SELECT min(ssObjectId), max(ssObjectId) FROM dp03_catalogs_10yr.MPCORB

yields the following result:

<VOTABLE xmlns="http://www.ivoa.net/xml/VOTable/v1.3" xmlns:xsi="http://www.w3.org/2001/XMLSchema-instance" version="1.4">
  <RESOURCE type="results">
    <INFO name="QUERY_STATUS" value="OK" />
    <INFO name="QUERY_TIMESTAMP" value="2024-02-23T21:32:26.096" />
    <INFO name="QUERY" value="SELECT min(ssObjectId), max(ssObjectId) FROM dp03_catalogs_10yr.MPCORB" />
    <TABLE>
      <FIELD name="min" datatype="long" />
      <FIELD name="max" datatype="long" />
      <DATA>
        <TABLEDATA>
          <TR>
            <TD>-9223370383071521539</TD>
            <TD>9223370875126069107</TD>
          </TR>
        </TABLEDATA>
      </DATA>
    </TABLE>
    <INFO name="placeholder" value="ignore" />
  </RESOURCE>
</VOTABLE>

The names returned are min and max with no numeric suffixes.

cbanek commented 8 months ago

data.lsst.cloud has not been updated, try data-int

MelissaGraham commented 8 months ago

data.lsst.cloud has not been updated, try data-int

I didn't get to trying this today but it inspired a few questions:

What is the timescale for deploying changes at data.lsst.cloud? We shouldn't merge this to main (or release to prod) until that day.
By chance did you check all the tutorial notebooks for use of MIN() and MAX()? Or maybe, is DP03_01 the only one failing CI at data-int and so we can be sure it's the only NB in need of this update?

gpdf commented 8 months ago

try data-int

Sorry, of course. I do see the "min1" behavior there.

This behavior is also not on CADC ops (e.g., on https://ws.cadc-ccda.hia-iha.nrc-cnrc.gc.ca/argus/ ). I gather this is from the PR you and Pat were working on, so we do expect it to appear there as well?

I see that @pdowler is on board with the consequences: https://github.com/opencadc/tap/pull/116#pullrequestreview-1382338416

I don't object to the change; it's just as Melissa said - we just have to document it clearly and change everything that needs changing in a timely way.

gpdf commented 8 months ago

2. By chance did you check all the tutorial notebooks for use of MIN() and MAX()? Or maybe, is DP03_01 the only one failing CI at data-int and so we can be sure it's the only NB in need of this update?

I do have a lot of trust in the CI, but I did also look for "max" everywhere on the repo, and it does look like this is the only use of it in ADQL. There are some numpy usages on the Python side, of course.
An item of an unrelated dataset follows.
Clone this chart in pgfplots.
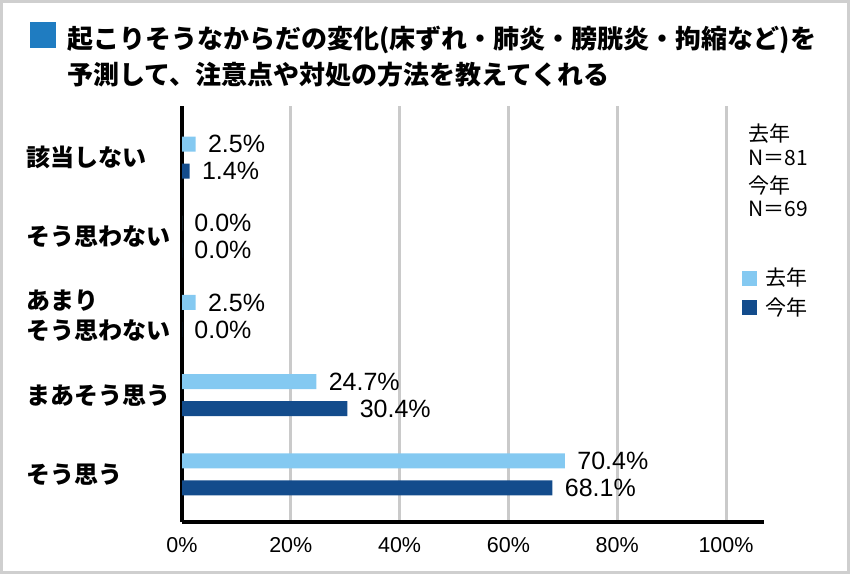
\documentclass[border=0pt]{standalone}
\usepackage{fontspec}
\setmainfont{Liberation Sans}
\newfontfamily\cjk{Noto Sans CJK JP}
\usepackage{pgfplots}
\pgfplotsset{compat=1.18}

\definecolor{lastyear}{HTML}{84C9F1}
\definecolor{thisyear}{HTML}{134C8C}
\definecolor{framegray}{HTML}{CFCFCF}
\definecolor{gridgray}{HTML}{CACACA}
\definecolor{titleblue}{HTML}{1F7CC1}

\begin{document}
\begin{tikzpicture}
\useasboundingbox (0,0) rectangle (425pt,287pt);
% outer frame
\draw[framegray, line width=1.5pt] (0.75pt,0.75pt) rectangle (424.25pt,286.25pt);
% title with its marker square
\fill[titleblue] (15pt,263pt) rectangle (28pt,276pt);
\node[anchor=west, inner sep=0pt, font=\cjk\bfseries\fontsize{13}{16}\selectfont]
  at (33.5pt,267pt) {起こりそうなからだの変化(床ずれ・肺炎・膀胱炎・拘縮など)を};
\node[anchor=west, inner sep=0pt, font=\cjk\bfseries\fontsize{13}{16}\selectfont]
  at (33.5pt,249.5pt) {予測して、注意点や対処の方法を教えてくれる};
% sample sizes
\begin{scope}[every node/.style={anchor=west, inner sep=0pt, font=\cjk\fontsize{10.5}{12}\selectfont}]
  \node at (374pt,220pt) {去年};
  \node at (374pt,208.25pt) {N＝81};
  \node at (374pt,194pt) {今年};
  \node at (374pt,182.5pt) {N＝69};
\end{scope}

\begin{axis}[
  at={(91pt,26pt)}, anchor=south west,
  width=291.04pt, height=208pt, scale only axis,
  xmin=0, xmax=107, ymin=-0.6, ymax=4.65,
  xbar, bar width=7.5pt,
  axis x line*=bottom, axis y line*=left,
  axis line style={black, line width=2pt},
  xtick={0,20,40,60,80,100},
  xticklabels={0\%,20\%,40\%,60\%,80\%,100\%},
  ytick={0,1,2,3,4},
  yticklabels={そう思う, まあそう思う, {あまり\\そう思わない}, そう思わない, 該当しない},
  major tick length=0pt, tick style={draw=none},
  xmajorgrids, grid style={gridgray, line width=1.5pt},
  xticklabel style={font=\fontsize{10.75}{12}\selectfont, anchor=center, yshift=-11.5pt},
  yticklabel style={font=\cjk\bfseries\fontsize{12}{15}\selectfont, text width=75.5pt,
    align=left, anchor=east, inner sep=0pt, xshift=-2pt},
  point meta=x,
  /pgf/number format/assume math mode=true,
  nodes near coords={\pgfmathprintnumber[fixed, fixed zerofill, precision=1]{\pgfplotspointmeta}\%},
  nodes near coords style={font=\fontsize{12.5}{14}\selectfont, anchor=west, inner sep=0pt, xshift=6pt},
  legend style={at={(axis description cs:0.962,0.612)}, anchor=north west,
    draw=none, fill=none, inner sep=0pt, row sep=4.5pt,
    font=\cjk\fontsize{10.5}{12}\selectfont,
    nodes={inner sep=0pt}, column sep=4pt},
  legend cell align=left,
  legend image code/.code={\fill[#1] (0pt,-3.75pt) rectangle (7.5pt,3.75pt);},
]
\addplot[fill=lastyear, draw=none, bar shift=6.75pt]
  coordinates {(70.4,0) (24.7,1) (2.5,2) (0.0,3) (2.5,4)};
\addlegendentry{去年}
\addplot[fill=thisyear, draw=none, bar shift=-6.75pt]
  coordinates {(68.1,0) (30.4,1) (0.0,2) (0.0,3) (1.4,4)};
\addlegendentry{今年}
\end{axis}
\end{tikzpicture}
\end{document}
MelissaGraham commented 8 months ago

I did test it at data-int this morning and now I see how the column names created from using MIN() and MAX() statements in an ADQL query are min1 and max2. The cell does not fail at data-int.

Thanks Gregory for doing a search on the repo for other ADQL uses of MIN/MAX. I agree that CI would have caught any other fails caused by the change so this branch is probably good to go.

I approved the changes but we should not merge yet, not until this is deployed at data.lsst.cloud.

cbanek commented 8 months ago

Everything has been ready to roll out since last Friday. Let's please merge this ASAP, and then pull this to the prod branch, and then I can deploy to data.lsst.cloud within seconds. Do you want me to handle this merge or are you in charge of that one?